### WHAT TO PRODUCE
Reproduce word for word the lines from the beginning of the entries to the line with "(0,0) rectangle (1492,798);", both included, but none of the pictures.
>> Begin SOURCE DATA
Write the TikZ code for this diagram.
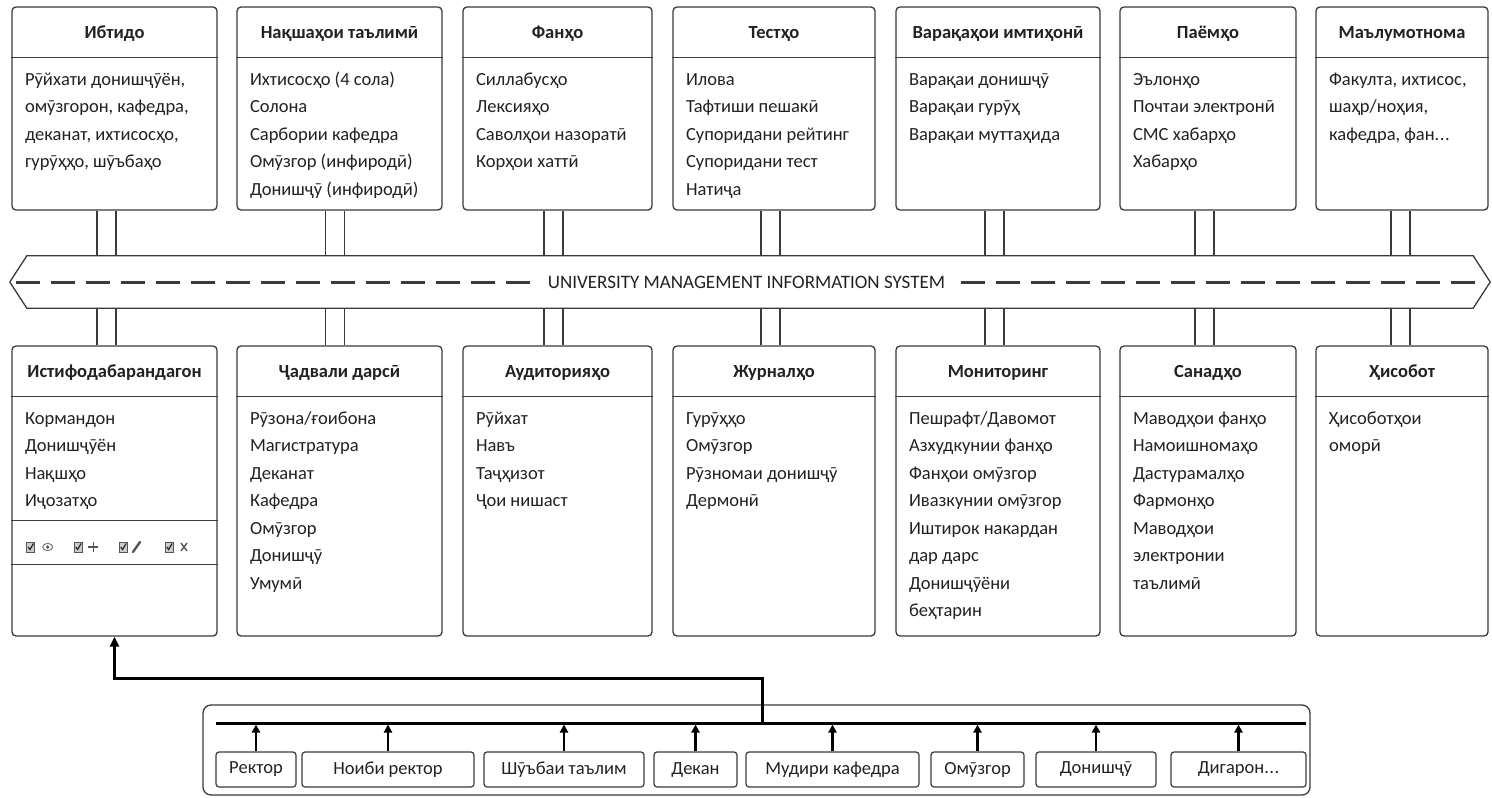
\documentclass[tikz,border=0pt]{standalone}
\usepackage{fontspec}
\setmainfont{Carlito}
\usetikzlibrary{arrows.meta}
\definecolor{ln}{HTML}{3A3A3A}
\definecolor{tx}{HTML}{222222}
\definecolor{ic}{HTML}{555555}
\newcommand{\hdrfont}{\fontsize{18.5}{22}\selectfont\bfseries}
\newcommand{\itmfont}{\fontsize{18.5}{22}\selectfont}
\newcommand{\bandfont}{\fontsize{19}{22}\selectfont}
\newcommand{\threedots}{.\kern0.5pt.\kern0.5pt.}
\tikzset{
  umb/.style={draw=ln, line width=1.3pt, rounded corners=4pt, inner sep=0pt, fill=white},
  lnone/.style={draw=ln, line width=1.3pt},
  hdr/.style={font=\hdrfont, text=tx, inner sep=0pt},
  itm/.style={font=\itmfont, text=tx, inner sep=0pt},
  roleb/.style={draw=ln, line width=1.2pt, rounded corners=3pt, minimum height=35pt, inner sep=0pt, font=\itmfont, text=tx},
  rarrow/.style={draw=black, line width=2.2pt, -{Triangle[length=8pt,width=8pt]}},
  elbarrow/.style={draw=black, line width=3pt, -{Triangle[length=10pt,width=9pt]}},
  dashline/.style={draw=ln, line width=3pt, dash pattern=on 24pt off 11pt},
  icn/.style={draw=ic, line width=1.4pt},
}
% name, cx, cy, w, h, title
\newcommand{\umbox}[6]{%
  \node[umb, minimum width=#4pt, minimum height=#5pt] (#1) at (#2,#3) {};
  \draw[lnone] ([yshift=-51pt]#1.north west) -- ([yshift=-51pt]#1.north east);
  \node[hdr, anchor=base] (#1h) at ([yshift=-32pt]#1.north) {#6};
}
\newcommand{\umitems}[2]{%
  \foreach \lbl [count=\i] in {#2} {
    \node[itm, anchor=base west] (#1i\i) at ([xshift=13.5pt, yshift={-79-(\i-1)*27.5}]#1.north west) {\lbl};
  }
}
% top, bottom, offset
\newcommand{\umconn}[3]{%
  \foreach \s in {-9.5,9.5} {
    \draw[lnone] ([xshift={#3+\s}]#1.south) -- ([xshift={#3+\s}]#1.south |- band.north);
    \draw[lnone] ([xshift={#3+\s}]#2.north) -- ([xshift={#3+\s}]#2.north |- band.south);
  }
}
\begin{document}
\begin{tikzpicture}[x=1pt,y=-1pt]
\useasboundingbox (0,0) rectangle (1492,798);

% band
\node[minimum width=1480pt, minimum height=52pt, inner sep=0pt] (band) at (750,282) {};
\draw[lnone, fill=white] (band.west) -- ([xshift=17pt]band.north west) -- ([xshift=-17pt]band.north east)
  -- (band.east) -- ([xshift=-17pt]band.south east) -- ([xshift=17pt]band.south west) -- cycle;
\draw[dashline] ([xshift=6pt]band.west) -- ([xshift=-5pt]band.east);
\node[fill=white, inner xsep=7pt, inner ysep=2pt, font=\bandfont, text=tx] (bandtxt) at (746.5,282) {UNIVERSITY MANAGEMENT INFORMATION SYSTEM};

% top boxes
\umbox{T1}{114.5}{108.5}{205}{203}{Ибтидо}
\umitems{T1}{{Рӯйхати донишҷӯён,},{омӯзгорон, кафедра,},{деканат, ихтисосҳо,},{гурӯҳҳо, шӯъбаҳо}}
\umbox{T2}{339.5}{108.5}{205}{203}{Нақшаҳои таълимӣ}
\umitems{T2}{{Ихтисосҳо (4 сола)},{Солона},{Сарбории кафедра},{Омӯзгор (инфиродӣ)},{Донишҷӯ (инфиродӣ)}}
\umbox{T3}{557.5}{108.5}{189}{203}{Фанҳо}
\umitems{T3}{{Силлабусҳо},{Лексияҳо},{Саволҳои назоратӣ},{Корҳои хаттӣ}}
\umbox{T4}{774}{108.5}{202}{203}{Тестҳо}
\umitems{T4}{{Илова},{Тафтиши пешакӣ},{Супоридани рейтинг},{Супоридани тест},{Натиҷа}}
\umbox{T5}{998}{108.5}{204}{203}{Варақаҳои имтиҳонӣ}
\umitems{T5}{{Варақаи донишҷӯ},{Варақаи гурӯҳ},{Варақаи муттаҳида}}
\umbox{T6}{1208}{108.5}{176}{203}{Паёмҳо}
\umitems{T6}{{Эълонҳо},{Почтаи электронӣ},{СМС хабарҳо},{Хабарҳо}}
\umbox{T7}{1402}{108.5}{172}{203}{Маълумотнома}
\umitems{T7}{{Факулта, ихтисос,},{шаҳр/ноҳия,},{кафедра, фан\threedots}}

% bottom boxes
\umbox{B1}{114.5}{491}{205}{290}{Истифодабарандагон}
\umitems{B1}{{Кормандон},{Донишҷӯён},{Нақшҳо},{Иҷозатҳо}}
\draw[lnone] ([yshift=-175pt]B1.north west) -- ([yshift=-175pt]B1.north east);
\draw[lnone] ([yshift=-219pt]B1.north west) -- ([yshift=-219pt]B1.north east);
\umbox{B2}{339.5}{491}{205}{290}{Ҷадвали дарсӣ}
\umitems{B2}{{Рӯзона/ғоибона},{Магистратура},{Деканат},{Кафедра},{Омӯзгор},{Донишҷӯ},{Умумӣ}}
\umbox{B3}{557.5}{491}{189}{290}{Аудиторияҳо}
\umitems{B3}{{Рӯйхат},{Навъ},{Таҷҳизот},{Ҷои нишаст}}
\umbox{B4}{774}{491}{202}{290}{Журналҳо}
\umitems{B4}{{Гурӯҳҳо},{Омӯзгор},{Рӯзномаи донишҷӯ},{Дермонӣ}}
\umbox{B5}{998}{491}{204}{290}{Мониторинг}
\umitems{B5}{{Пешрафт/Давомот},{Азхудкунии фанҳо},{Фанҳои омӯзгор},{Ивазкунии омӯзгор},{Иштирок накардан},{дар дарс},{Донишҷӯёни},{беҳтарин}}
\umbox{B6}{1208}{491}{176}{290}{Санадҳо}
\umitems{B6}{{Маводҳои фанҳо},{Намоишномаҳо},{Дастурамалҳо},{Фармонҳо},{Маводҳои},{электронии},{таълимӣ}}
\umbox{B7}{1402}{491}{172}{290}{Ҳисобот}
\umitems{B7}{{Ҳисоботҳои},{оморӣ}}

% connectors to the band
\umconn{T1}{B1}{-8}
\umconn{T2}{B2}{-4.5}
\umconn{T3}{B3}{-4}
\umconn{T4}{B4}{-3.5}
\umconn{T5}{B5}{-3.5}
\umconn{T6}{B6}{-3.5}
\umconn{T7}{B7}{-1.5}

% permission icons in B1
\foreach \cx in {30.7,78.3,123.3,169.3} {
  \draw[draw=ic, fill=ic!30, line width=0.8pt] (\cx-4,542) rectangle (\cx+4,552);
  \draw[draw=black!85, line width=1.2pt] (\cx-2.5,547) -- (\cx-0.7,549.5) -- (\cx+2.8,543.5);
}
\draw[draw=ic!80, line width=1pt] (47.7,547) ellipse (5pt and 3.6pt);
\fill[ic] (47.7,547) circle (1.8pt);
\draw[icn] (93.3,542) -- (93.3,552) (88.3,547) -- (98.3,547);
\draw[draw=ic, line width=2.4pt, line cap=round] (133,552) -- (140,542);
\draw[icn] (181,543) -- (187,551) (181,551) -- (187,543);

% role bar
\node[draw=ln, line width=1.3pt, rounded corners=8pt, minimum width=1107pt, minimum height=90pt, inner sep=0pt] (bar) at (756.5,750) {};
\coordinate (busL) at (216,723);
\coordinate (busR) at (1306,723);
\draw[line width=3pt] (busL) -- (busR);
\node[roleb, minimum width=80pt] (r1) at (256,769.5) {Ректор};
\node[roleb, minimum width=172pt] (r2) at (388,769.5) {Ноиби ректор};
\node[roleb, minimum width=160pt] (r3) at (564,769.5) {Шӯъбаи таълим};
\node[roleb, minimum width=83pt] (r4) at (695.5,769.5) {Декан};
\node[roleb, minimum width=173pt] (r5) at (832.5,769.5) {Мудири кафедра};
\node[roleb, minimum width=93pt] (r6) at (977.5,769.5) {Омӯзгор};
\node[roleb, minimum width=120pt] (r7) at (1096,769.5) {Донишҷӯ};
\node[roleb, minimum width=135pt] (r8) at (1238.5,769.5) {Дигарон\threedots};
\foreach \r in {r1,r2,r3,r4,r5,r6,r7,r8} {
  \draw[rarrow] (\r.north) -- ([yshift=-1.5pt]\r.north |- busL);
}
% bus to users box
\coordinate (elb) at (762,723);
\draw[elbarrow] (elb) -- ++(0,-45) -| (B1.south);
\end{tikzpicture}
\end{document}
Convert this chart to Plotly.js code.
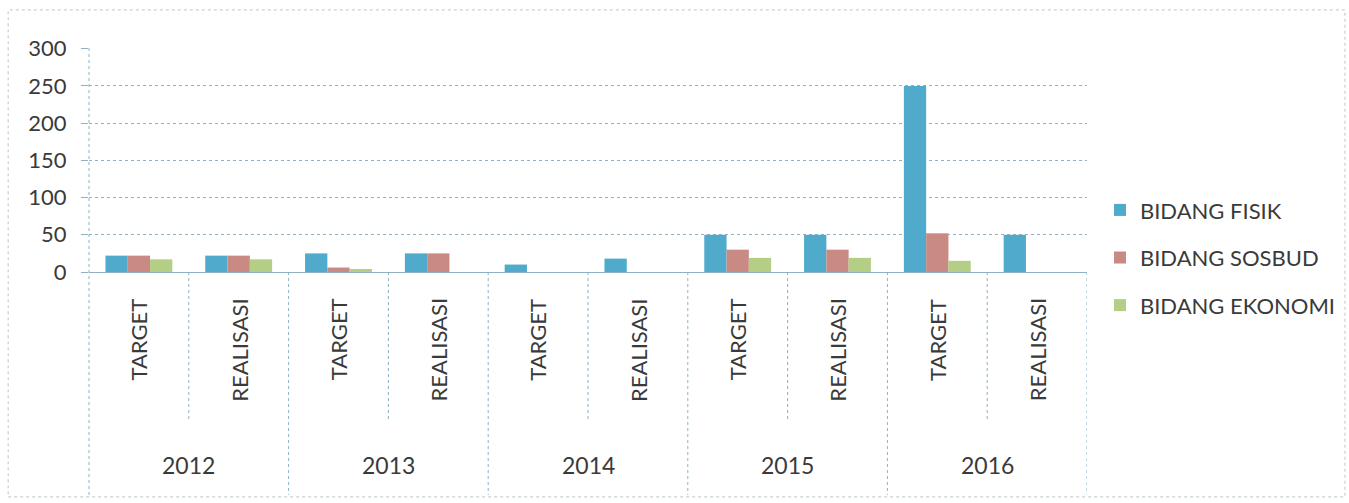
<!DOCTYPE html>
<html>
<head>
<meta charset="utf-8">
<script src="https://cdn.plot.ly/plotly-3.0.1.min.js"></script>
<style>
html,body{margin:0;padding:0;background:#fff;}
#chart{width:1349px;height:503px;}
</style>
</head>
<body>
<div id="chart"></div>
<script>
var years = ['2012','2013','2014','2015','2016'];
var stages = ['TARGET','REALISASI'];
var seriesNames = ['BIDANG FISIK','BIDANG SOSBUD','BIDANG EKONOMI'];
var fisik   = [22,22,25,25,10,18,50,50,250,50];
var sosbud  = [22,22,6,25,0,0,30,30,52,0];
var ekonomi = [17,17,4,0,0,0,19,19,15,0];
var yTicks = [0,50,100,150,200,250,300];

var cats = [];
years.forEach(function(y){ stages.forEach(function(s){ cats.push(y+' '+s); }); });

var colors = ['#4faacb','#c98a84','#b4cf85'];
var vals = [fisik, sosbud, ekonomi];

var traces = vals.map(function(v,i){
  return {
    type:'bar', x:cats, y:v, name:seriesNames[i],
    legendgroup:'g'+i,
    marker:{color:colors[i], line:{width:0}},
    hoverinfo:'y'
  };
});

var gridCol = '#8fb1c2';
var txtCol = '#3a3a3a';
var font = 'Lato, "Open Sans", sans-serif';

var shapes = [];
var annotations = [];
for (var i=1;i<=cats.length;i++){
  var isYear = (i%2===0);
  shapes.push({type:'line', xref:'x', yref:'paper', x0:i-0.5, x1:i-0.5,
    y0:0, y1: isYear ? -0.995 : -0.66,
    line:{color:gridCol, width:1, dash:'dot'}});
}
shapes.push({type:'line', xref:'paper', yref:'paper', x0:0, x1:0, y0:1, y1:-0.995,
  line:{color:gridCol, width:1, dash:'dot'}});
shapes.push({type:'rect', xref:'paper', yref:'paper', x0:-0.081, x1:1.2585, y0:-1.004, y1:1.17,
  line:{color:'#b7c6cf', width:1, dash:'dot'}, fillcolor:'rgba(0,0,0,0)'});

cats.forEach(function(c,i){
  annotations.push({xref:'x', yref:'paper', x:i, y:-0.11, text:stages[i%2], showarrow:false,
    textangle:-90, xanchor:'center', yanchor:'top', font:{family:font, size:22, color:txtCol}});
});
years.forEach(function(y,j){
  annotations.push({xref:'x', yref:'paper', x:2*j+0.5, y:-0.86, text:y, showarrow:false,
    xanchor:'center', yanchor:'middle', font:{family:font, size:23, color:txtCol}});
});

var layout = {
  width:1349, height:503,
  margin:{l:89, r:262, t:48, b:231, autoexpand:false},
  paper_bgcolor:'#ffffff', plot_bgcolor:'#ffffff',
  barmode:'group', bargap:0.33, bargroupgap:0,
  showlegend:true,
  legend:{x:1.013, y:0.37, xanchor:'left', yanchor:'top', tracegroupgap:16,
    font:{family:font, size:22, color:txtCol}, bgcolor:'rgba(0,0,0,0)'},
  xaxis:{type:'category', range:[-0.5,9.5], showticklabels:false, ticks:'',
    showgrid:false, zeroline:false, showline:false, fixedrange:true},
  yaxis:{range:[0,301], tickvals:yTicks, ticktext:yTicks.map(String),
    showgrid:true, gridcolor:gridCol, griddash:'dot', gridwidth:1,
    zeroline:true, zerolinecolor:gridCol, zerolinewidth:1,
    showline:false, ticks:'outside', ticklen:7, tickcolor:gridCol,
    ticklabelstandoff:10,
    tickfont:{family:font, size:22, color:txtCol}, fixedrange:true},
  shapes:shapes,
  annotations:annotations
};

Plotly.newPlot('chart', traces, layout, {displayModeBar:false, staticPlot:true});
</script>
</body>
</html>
>> End SOURCE DATA
### COMPLETE OUTPUT
Write the TikZ code for this diagram.
\documentclass[tikz,border=0pt]{standalone}
\usepackage{fontspec}
\setmainfont{Carlito}
\usetikzlibrary{arrows.meta}
\definecolor{ln}{HTML}{3A3A3A}
\definecolor{tx}{HTML}{222222}
\definecolor{ic}{HTML}{555555}
\newcommand{\hdrfont}{\fontsize{18.5}{22}\selectfont\bfseries}
\newcommand{\itmfont}{\fontsize{18.5}{22}\selectfont}
\newcommand{\bandfont}{\fontsize{19}{22}\selectfont}
\newcommand{\threedots}{.\kern0.5pt.\kern0.5pt.}
\tikzset{
  umb/.style={draw=ln, line width=1.3pt, rounded corners=4pt, inner sep=0pt, fill=white},
  lnone/.style={draw=ln, line width=1.3pt},
  hdr/.style={font=\hdrfont, text=tx, inner sep=0pt},
  itm/.style={font=\itmfont, text=tx, inner sep=0pt},
  roleb/.style={draw=ln, line width=1.2pt, rounded corners=3pt, minimum height=35pt, inner sep=0pt, font=\itmfont, text=tx},
  rarrow/.style={draw=black, line width=2.2pt, -{Triangle[length=8pt,width=8pt]}},
  elbarrow/.style={draw=black, line width=3pt, -{Triangle[length=10pt,width=9pt]}},
  dashline/.style={draw=ln, line width=3pt, dash pattern=on 24pt off 11pt},
  icn/.style={draw=ic, line width=1.4pt},
}
% name, cx, cy, w, h, title
\newcommand{\umbox}[6]{%
  \node[umb, minimum width=#4pt, minimum height=#5pt] (#1) at (#2,#3) {};
  \draw[lnone] ([yshift=-51pt]#1.north west) -- ([yshift=-51pt]#1.north east);
  \node[hdr, anchor=base] (#1h) at ([yshift=-32pt]#1.north) {#6};
}
\newcommand{\umitems}[2]{%
  \foreach \lbl [count=\i] in {#2} {
    \node[itm, anchor=base west] (#1i\i) at ([xshift=13.5pt, yshift={-79-(\i-1)*27.5}]#1.north west) {\lbl};
  }
}
% top, bottom, offset
\newcommand{\umconn}[3]{%
  \foreach \s in {-9.5,9.5} {
    \draw[lnone] ([xshift={#3+\s}]#1.south) -- ([xshift={#3+\s}]#1.south |- band.north);
    \draw[lnone] ([xshift={#3+\s}]#2.north) -- ([xshift={#3+\s}]#2.north |- band.south);
  }
}
\begin{document}
\begin{tikzpicture}[x=1pt,y=-1pt]
\useasboundingbox (0,0) rectangle (1492,798);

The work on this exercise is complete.